So don't. Nobody else is.Even though the Republican Party went downhill from Bush on, it's silly to link every bad outcome to that.
Just to keep the record straight, though: The Republican Party slid from Nixon-level plausible deniability into fascism in 1980 at the latest - the year well known populist demagogue Ronald Reagan announced his candidacy for the Presidency by proclaiming his support for "States Rights" from a podium just a few miles from the site of a recent and famous KKK lynching of civil rights workers (they had been trying to help register black people to vote). He was bringing the George Wallace vote into the Republican column, as Nixon had -
it worked, as before, but in addition he hung onto office despite the inevitable violation of oath and criminal negligence of duties that follows from that ideology (such as it is); in part because his geniality and folksy charm combined with his mental problems to grease his escape from serious disparagement and accusation (people had a hard time imagining him as an evil conspirator, regardless of the evidence piling up in all directions).
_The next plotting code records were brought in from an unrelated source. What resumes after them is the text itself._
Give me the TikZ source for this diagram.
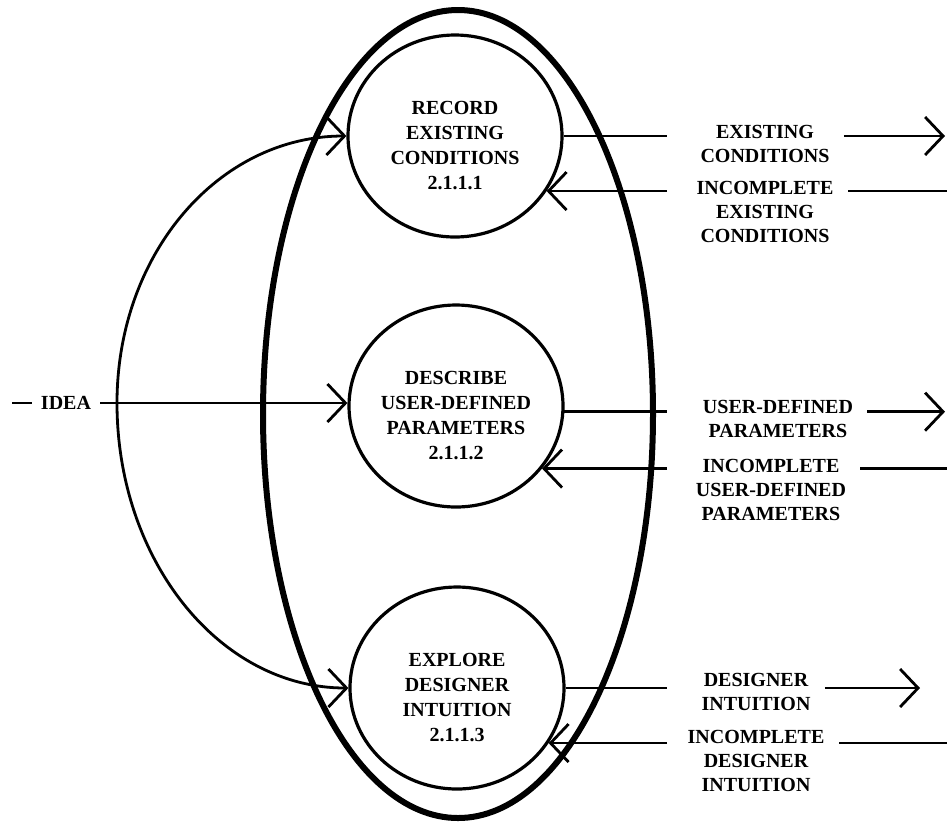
\documentclass[tikz,border=0pt]{standalone}
\usepackage{fontspec}
\setmainfont{Liberation Serif}
\usetikzlibrary{arrows.meta}
\usetikzlibrary{shapes.geometric}
\tikzstyle{every node}=[font=\bfseries\fontsize{10}{12}\selectfont]
\tikzstyle{process}=[draw,ellipse,line width=1.6pt,minimum width=107pt,minimum height=101pt,inner sep=0pt]
\tikzstyle{proctext}=[align=center,inner sep=0pt,font=\bfseries\fontsize{10}{12.5}\selectfont]
\tikzstyle{flowtext}=[align=center,inner xsep=7pt]
\tikzstyle{plain}=[line width=1.4pt]
\tikzstyle{dataflow}=[plain,-{Straight Barb[length=9pt,width=19pt]}]
\tikzstyle{outline}=[line width=3pt]

\begin{document}
\begin{tikzpicture}[x=0.5pt,y=-0.5pt]
	\useasboundingbox (0,0) rectangle (947,821);
	\draw[outline] (458,414) ellipse [x radius=97.5pt, y radius=202pt];
	% processes
	\node[process] (rec) at (455,136) {};
	\node[process] (desc) at (456,406) {};
	\node[process] (expl) at (457,688) {};
	\node[proctext] (rec-txt) at ([yshift=-5pt]rec.center) {RECORD\\EXISTING\\CONDITIONS\\2.1.1.1};
	\node[proctext] (desc-txt) at ([yshift=-5pt]desc.center) {DESCRIBE\\USER-DEFINED\\PARAMETERS\\2.1.1.2};
	\node[proctext] (expl-txt) at ([yshift=-5pt]expl.center) {EXPLORE\\DESIGNER\\INTUITION\\2.1.1.3};
	% input
	\coordinate (src) at (12,403);
	\coordinate (fork) at (117,403);
	\node[inner xsep=4.5pt] (idea) at (66,403) {IDEA};
	\draw[plain] (src) -- (idea);
	\draw[dataflow] (idea.east) -- (idea.east -| desc.west);
	\draw[dataflow] (fork) .. controls +(0,-149) and +(-128,0) .. (rec.west);
	\draw[dataflow] (fork) .. controls +(0,157) and +(-129,0) .. (expl.west);
	% outputs
	\coordinate (lcol) at (667,0);
	\coordinate (tipcol) at (945,0);
	\coordinate (dtip) at (920,0);
	\coordinate (edgecol) at (947,0);
	\node[flowtext] (exc) at (765,144) {EXISTING\\CONDITIONS};
	\node[flowtext] (iexc) at (765,212) {INCOMPLETE\\EXISTING\\CONDITIONS};
	\node[flowtext] (udp) at (778,419) {USER-DEFINED\\PARAMETERS};
	\node[flowtext] (iudp) at (771,490) {INCOMPLETE\\USER-DEFINED\\PARAMETERS};
	\node[flowtext] (din) at (756,692) {DESIGNER\\INTUITION};
	\node[flowtext] (idin) at (756,761) {INCOMPLETE\\DESIGNER\\INTUITION};
	\draw[plain] (rec.east) -- (rec.east -| lcol);
	\draw[dataflow] (exc.east |- rec.east) -- (rec.east -| tipcol);
	\draw[plain] (rec.329 -| edgecol) -- (rec.329 -| iexc.east);
	\draw[dataflow] (rec.329 -| lcol) -- (rec.329);
	\draw[plain] (desc.357) -- (desc.357 -| lcol);
	\draw[dataflow] (udp.east |- desc.357) -- (desc.357 -| tipcol);
	\draw[plain] (desc.324 -| edgecol) -- (desc.324 -| iudp.east);
	\draw[dataflow] (desc.324 -| lcol) -- (desc.324);
	\draw[plain] (expl.east) -- (expl.east -| lcol);
	\draw[dataflow] (din.east |- expl.east) -- (expl.east -| dtip);
	\draw[plain] (expl.329 -| edgecol) -- (expl.329 -| idin.east);
	\draw[dataflow] (expl.329 -| lcol) -- (expl.329);
\end{tikzpicture}
\end{document}
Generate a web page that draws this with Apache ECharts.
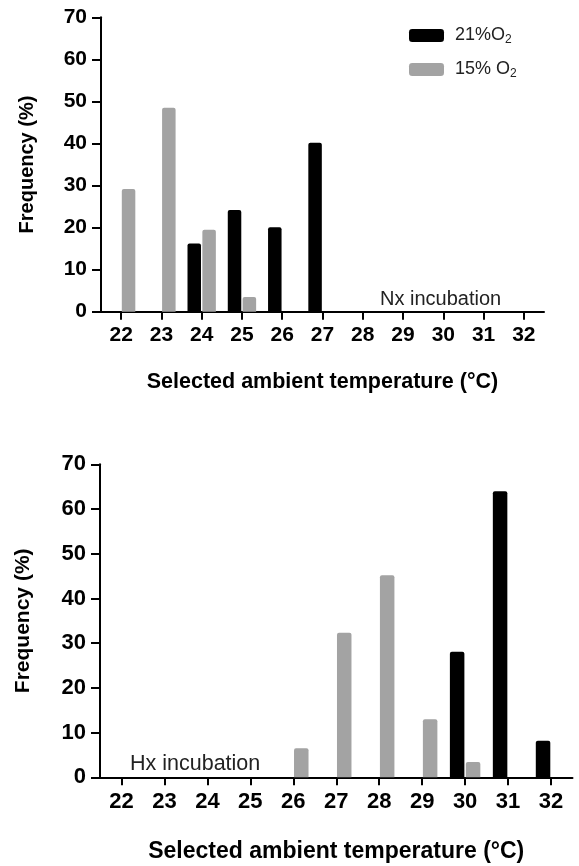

If you need less subtle evidence, you can start the clock on Republican Party fascism in 1992 with the emergence of Rush Limbaugh, Newt Gingrich, and Frank Luntz. The GOPAC memo, for example, was nothing if not obvious - as was the awarding of the honorific "Majority Maker" to Limbaugh by some members of incoming Republican Congress in 1994, while attending the annual convention of American fascists at which Limbaugh was the hero of the hour.